No entanto, Ana Cláudia lembra que “ao mesmo tempo que alguma determinada imagem era afirmada e reafirmada outras eram suspeitas e iam surgindo e trazendo à tona, em certo sentido, o outro lado da modernização, seus custos, seus problemas e até mesmo seus riscos”. E é a partir dessas disputas que a São Paulo moderna vai se construindo também no plano das ideias e começa a se firmar como uma das mais importantes cidades do país. 

A mestre e doutora em Teoria Literária e Literatura Comparada pela USP, Suely Corvacho, estudou a figura célebre de Salomé e chegou à personagem de Menotti, publicada em 1939, que pretendia, evidenciar o clima social, moral e político da cidade de São Paulo. 

A doutora explica que a simetria nítida presente entre os capítulos e alguns elementos que compõem a obra marcam uma dualidade, que se estende ao contraste entre a música erudita, de vanguarda e a arte popular na era do rádio; entre a mulher de elite, as mulheres do povo e a mulher moderna. As críticas do autor se debruçam também sobre as pesquisas de vanguarda. 

Em Itapira, cidade do interior de São Paulo muito querida pelo cronista, existe a Casa Menotti Del Picchia, dedicada à memória do poeta. A Casa faz parte de um dos Museus Municipais gerenciados pela Secretaria de Cultura e Turismo de Itapira.

Laís Marin de Campos, formada em Letras pela UNESP, com especialização em Gestão Cultural pelo Centro Universitário SENAC de São Paulo e que foi curadora da Casa Menotti Del Picchia, conta que lá estão abrigados os livros do poeta, de leitura pessoal do autor, telas, esculturas, diários, anotações pessoais, correspondências, um vasto acervo. “Muitas das coisas não foram esgotadas, exploradas, há algumas, no acervo, ainda a serem desvendadas”, conta. 

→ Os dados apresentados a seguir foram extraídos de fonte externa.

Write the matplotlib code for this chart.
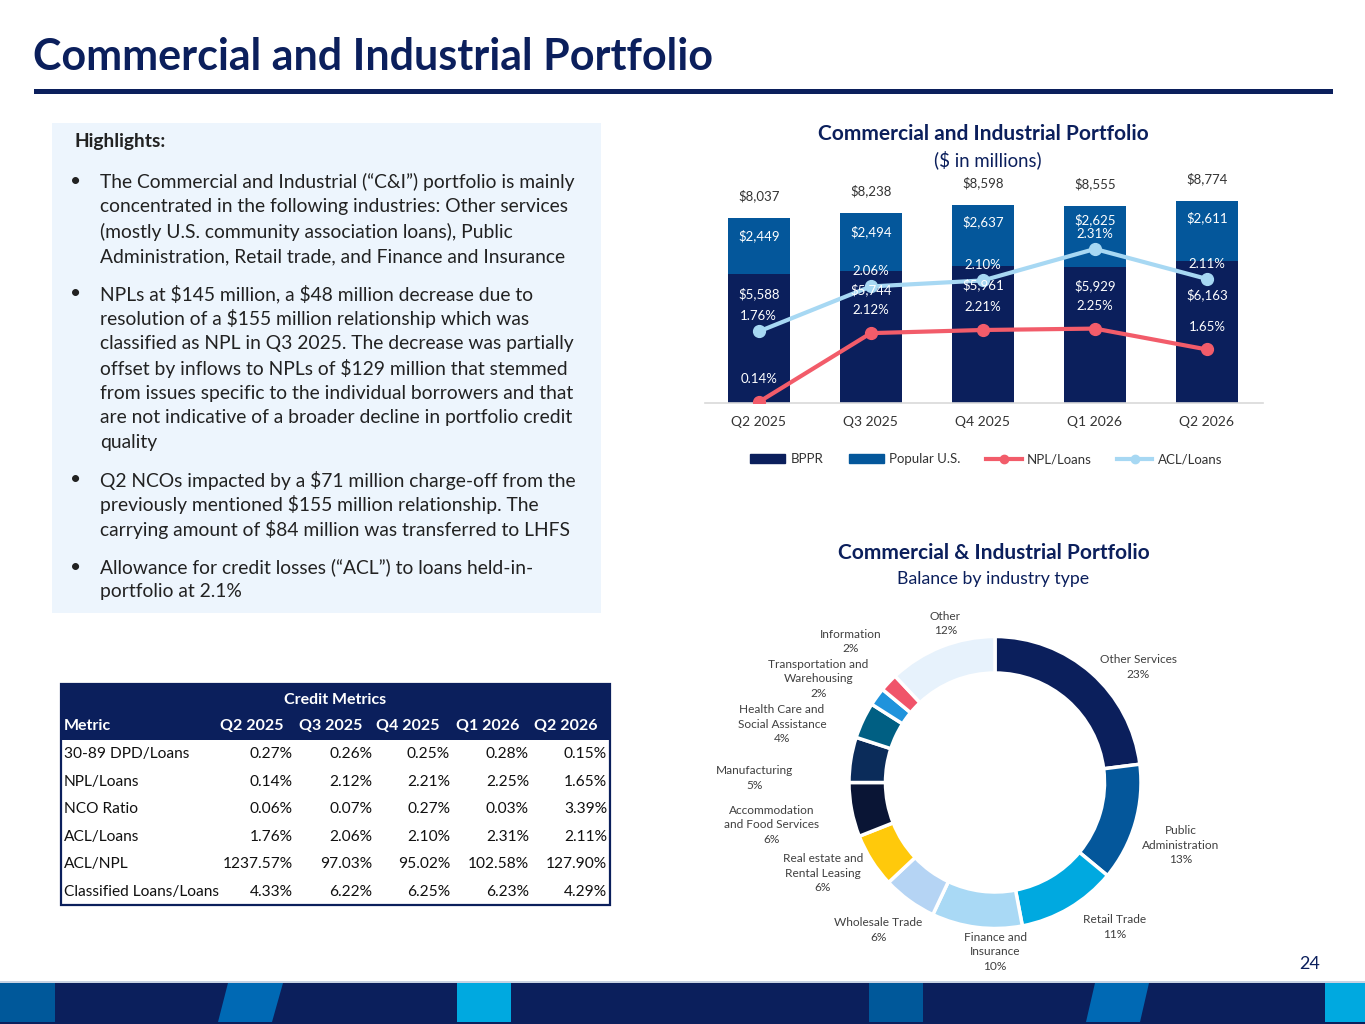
import matplotlib
matplotlib.use("Agg")
import matplotlib.pyplot as plt
from matplotlib.patches import Rectangle, Polygon, Patch
from matplotlib.lines import Line2D
import numpy as np

plt.rcParams['font.family'] = ['Lato', 'DejaVu Sans']

# ---------------- data ----------------
quarters = ["Q2 2025", "Q3 2025", "Q4 2025", "Q1 2026", "Q2 2026"]
bppr = [5588, 5744, 5961, 5929, 6163]
popular_us = [2449, 2494, 2637, 2625, 2611]
totals = [8037, 8238, 8598, 8555, 8774]
npl_loans = [0.14, 2.12, 2.21, 2.25, 1.65]
acl_loans = [1.76, 2.06, 2.10, 2.31, 2.11]

industries = ["Other Services", "Public\nAdministration", "Retail Trade", "Finance and\nInsurance",
              "Wholesale Trade", "Real estate and\nRental Leasing", "Accommodation\nand Food Services",
              "Manufacturing", "Health Care and\nSocial Assistance", "Transportation and\nWarehousing",
              "Information", "Other"]
industry_pct = [23, 13, 11, 10, 6, 6, 6, 5, 4, 2, 2, 12]

metric_names = ["30-89 DPD/Loans", "NPL/Loans", "NCO Ratio", "ACL/Loans", "ACL/NPL", "Classified Loans/Loans"]
metric_values = [
    ["0.27%", "0.26%", "0.25%", "0.28%", "0.15%"],
    ["0.14%", "2.12%", "2.21%", "2.25%", "1.65%"],
    ["0.06%", "0.07%", "0.27%", "0.03%", "3.39%"],
    ["1.76%", "2.06%", "2.10%", "2.31%", "2.11%"],
    ["1237.57%", "97.03%", "95.02%", "102.58%", "127.90%"],
    ["4.33%", "6.22%", "6.25%", "6.23%", "4.29%"],
]

highlights = [
    ["The Commercial and Industrial (\u201cC&I\u201d) portfolio is mainly",
     "concentrated in the following industries: Other services",
     "(mostly U.S. community association loans), Public",
     "Administration, Retail trade, and Finance and Insurance"],
    ["NPLs at $145 million, a $48 million decrease due to",
     "resolution of a $155 million relationship which was",
     "classified as NPL in Q3 2025. The decrease was partially",
     "offset by inflows to NPLs of $129 million that stemmed",
     "from issues specific to the individual borrowers and that",
     "are not indicative of a broader decline in portfolio credit",
     "quality"],
    ["Q2 NCOs impacted by a $71 million charge-off from the",
     "previously mentioned $155 million relationship. The",
     "carrying amount of $84 million was transferred to LHFS"],
    ["Allowance for credit losses (\u201cACL\u201d) to loans held-in-",
     "portfolio at 2.1%"],
]

# ---------------- style ----------------
NAVY = "#0b1f5c"
MIDBLUE = "#04579b"
CORAL = "#f25c6a"
LIGHTBLUE = "#a7d8f3"
TXT = "#333333"
pie_colors = ["#0b1f5c", "#04579b", "#00a9e0", "#a9d9f5", "#b5d4f4", "#ffc90b",
              "#0a1535", "#0b2c5a", "#005f83", "#1f93dc", "#f0546a", "#e7f2fc"]

W, H = 1365, 1024
fig = plt.figure(figsize=(W / 100, H / 100), dpi=100)
fig.patch.set_facecolor("white")

ax0 = fig.add_axes([0, 0, 1, 1])
ax0.set_xlim(0, W)
ax0.set_ylim(H, 0)
ax0.axis("off")


def T(x, y, s, **kw):
    return ax0.text(x, y, s, parse_math=False, **kw)


def fr(l, t, r, b):
    return [l / W, 1 - b / H, (r - l) / W, (b - t) / H]


# title + underline
T(33, 57, "Commercial and Industrial Portfolio", fontsize=31, fontweight="bold", color=NAVY,
  ha="left", va="center")
ax0.add_patch(Rectangle((34, 88.5), 1299, 5, color=NAVY, lw=0))

# highlights box
ax0.add_patch(Rectangle((52, 123), 549, 490, color="#edf5fd", lw=0))
T(75, 141, "Highlights:", fontsize=13.8, fontweight="bold", color="#222222", ha="left", va="center")
bullet_starts = [182, 294, 480, 567]
line_h = 24.8
for start, lines in zip(bullet_starts, highlights):
    T(76, start, "\u2022", fontsize=13.8, color="#222222", ha="center", va="center")
    for k, ln in enumerate(lines):
        T(100, start + k * line_h, ln, fontsize=13.9, color="#222222", ha="left", va="center")

# credit metrics table
tl, tr, tt, tb = 61, 610, 684, 905
ax0.add_patch(Rectangle((tl, tt), tr - tl, 56, color=NAVY, lw=0))
ax0.add_patch(Rectangle((tl, tt), tr - tl, tb - tt, fill=False, ec=NAVY, lw=1.6))
T((tl + tr) / 2, 700, "Credit Metrics", fontsize=11.5, fontweight="bold", color="white",
  ha="center", va="center")
val_right = [293, 372, 450, 529, 607]
T(64, 726, "Metric", fontsize=11.5, fontweight="bold", color="white", ha="left", va="center")
for q, xr in zip(quarters, val_right):
    T(xr - 10, 726, q, fontsize=11.5, fontweight="bold", color="white", ha="right", va="center")
row_y0, row_h = 754, 27.6
for i, (name, vals) in enumerate(zip(metric_names, metric_values)):
    y = row_y0 + i * row_h
    T(64, y, name, fontsize=11.2, color="#111111", ha="left", va="center")
    for v, xr in zip(vals, val_right):
        T(xr, y, v, fontsize=11.2, color="#111111", ha="right", va="center")

# chart titles
T(983, 134, "Commercial and Industrial Portfolio", fontsize=15, fontweight="bold", color=NAVY,
  ha="center", va="center")
T(988, 160, "($ in millions)", fontsize=13.4, color=NAVY, ha="center", va="center")
T(994, 553, "Commercial & Industrial Portfolio", fontsize=15, fontweight="bold", color=NAVY,
  ha="center", va="center")
T(993, 579, "Balance by industry type", fontsize=12.8, color=NAVY, ha="center", va="center")

# page number
T(1310, 964, "24", fontsize=13, color=NAVY, ha="center", va="center")

# bottom banner
ax0.add_patch(Rectangle((0, 982), W, 42, color=NAVY, lw=0))
ax0.add_patch(Rectangle((0, 981), W, 1.5, color="#c9d3e3", lw=0))
ax0.add_patch(Rectangle((0, 983), 55, 39, color="#00589a", lw=0))
ax0.add_patch(Polygon([(228, 983), (283, 983), (272, 1022), (218, 1022)], color="#0069b4", lw=0))
ax0.add_patch(Rectangle((457, 983), 54, 39, color="#00a9e0", lw=0))
ax0.add_patch(Rectangle((869, 983), 54, 39, color="#00589a", lw=0))
ax0.add_patch(Polygon([(1095, 983), (1149, 983), (1140, 1022), (1086, 1022)], color="#0069b4", lw=0))
ax0.add_patch(Rectangle((1325, 983), 40, 39, color="#00a9e0", lw=0))

# ---------------- bar + line chart ----------------
axb = fig.add_axes(fr(705, 175, 1263, 403))
axb.set_facecolor("none")
x = np.arange(len(quarters))
bw = 0.555
axb.bar(x, bppr, bw, color=NAVY, zorder=2)
axb.bar(x, popular_us, bw, bottom=bppr, color=MIDBLUE, zorder=2)
axb.set_xlim(-0.48, 4.5)
axb.set_ylim(0, 9905)
axb.set_yticks([])
axb.set_xticks(x)
axb.set_xticklabels(quarters, fontsize=10, color=TXT)
axb.tick_params(axis="x", length=0, pad=9)
for s in ["top", "right", "left"]:
    axb.spines[s].set_visible(False)
axb.spines["bottom"].set_color("#d9d9d9")
axb.spines["bottom"].set_linewidth(1.2)

axn = axb.twinx()
axn.set_ylim(0.112, 6.664)
axn.axis("off")
axn.plot(x, npl_loans, color=CORAL, lw=3, marker="o", ms=8.5, zorder=3)
for i, v in enumerate(npl_loans):
    axn.annotate(f"{v:.2f}%", (x[i], v), xytext=(0, 16.5), textcoords="offset points",
                 ha="center", va="center", fontsize=9.5, color="white")

axa = axb.twinx()
axa.set_ylim(1.283, 2.803)
axa.axis("off")
axa.plot(x, acl_loans, color=LIGHTBLUE, lw=3, marker="o", ms=8.5, zorder=3)
for i, v in enumerate(acl_loans):
    axa.annotate(f"{v:.2f}%", (x[i], v), xytext=(0, 11), textcoords="offset points",
                 ha="center", va="center", fontsize=9.5, color="white")

# bar value labels (drawn on the top-most axes so they sit over the lines)
bppr_label_drop = [14, 14, 14, 14, 24]       # points below top of BPPR segment
popular_label_drop = [13, 13, 12, 9.6, 12.2]  # points below top of stacked bar
for i in range(len(quarters)):
    top = bppr[i] + popular_us[i]
    axa.annotate(f"${bppr[i]:,}", (x[i], bppr[i]), xycoords=axb.transData,
                 xytext=(0, -bppr_label_drop[i]), textcoords="offset points",
                 ha="center", va="center", fontsize=9.5, color="white", zorder=5)
    axa.annotate(f"${popular_us[i]:,}", (x[i], top), xycoords=axb.transData,
                 xytext=(0, -popular_label_drop[i]), textcoords="offset points",
                 ha="center", va="center", fontsize=9.5, color="white", zorder=5)
    axa.annotate(f"${totals[i]:,}", (x[i], top), xycoords=axb.transData,
                 xytext=(0, 16), textcoords="offset points",
                 ha="center", va="center", fontsize=9.5, color=TXT, zorder=5)

handles = [Patch(color=NAVY), Patch(color=MIDBLUE),
           Line2D([], [], color=CORAL, lw=3, marker="o", ms=6),
           Line2D([], [], color=LIGHTBLUE, lw=3, marker="o", ms=6)]
leg = fig.legend(handles, ["BPPR", "Popular U.S.", "NPL/Loans", "ACL/Loans"],
                 loc="center", bbox_to_anchor=(986 / W, 1 - 459 / H), ncol=4, frameon=False,
                 fontsize=9.5, handlelength=2.7, handleheight=0.6, columnspacing=1.9, handletextpad=0.4)
for t in leg.get_texts():
    t.set_color(TXT)

# ---------------- donut ----------------
cx, cy, R = 994, 782, 141
axp = fig.add_axes(fr(700, 600, 1290, 965))
axp.set_facecolor("none")
axp.set_xlim((700 - cx) / R, (1290 - cx) / R)
axp.set_ylim((cy - 965) / R, (cy - 600) / R)
axp.axis("off")
axp.pie(industry_pct, colors=pie_colors, startangle=90, counterclock=False, radius=1,
        wedgeprops=dict(width=0.25, edgecolor="white", linewidth=2.5))

label_pos = [(0.98, 0.79), (1.27, -0.43), (0.82, -0.99), (0.0, -1.16), (-0.80, -1.01),
             (-1.18, -0.62), (-1.53, -0.29), (-1.645, 0.03), (-1.46, 0.40), (-1.21, 0.71),
             (-0.99, 0.965), (-0.34, 1.09)]
for name, pct, (lx, ly) in zip(industries, industry_pct, label_pos):
    axp.text(lx, ly, f"{name}\n{pct}%", ha="center", va="center", fontsize=8.6, color="#404040",
             linespacing=1.37, parse_math=False)

fig.savefig("out.png", dpi=100)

Em 2019, foi organizada uma exposição sobre a trajetória artística, acadêmica e política de Menotti. O objetivo era trazer olhares para o acervo e conseguir também angariar fundos para a manutenção e reforma do espaço. 

“Estamos caminhando, de alguma forma, para que possamos cuidar melhor desse acervo e mantê-lo. Mas, como eu disse, ainda há muito a ser explorado e que precisa de uma certa atenção, até da comunidade acadêmica para investigação e que podem ser muito significativas para as pesquisas”, afirma Laís.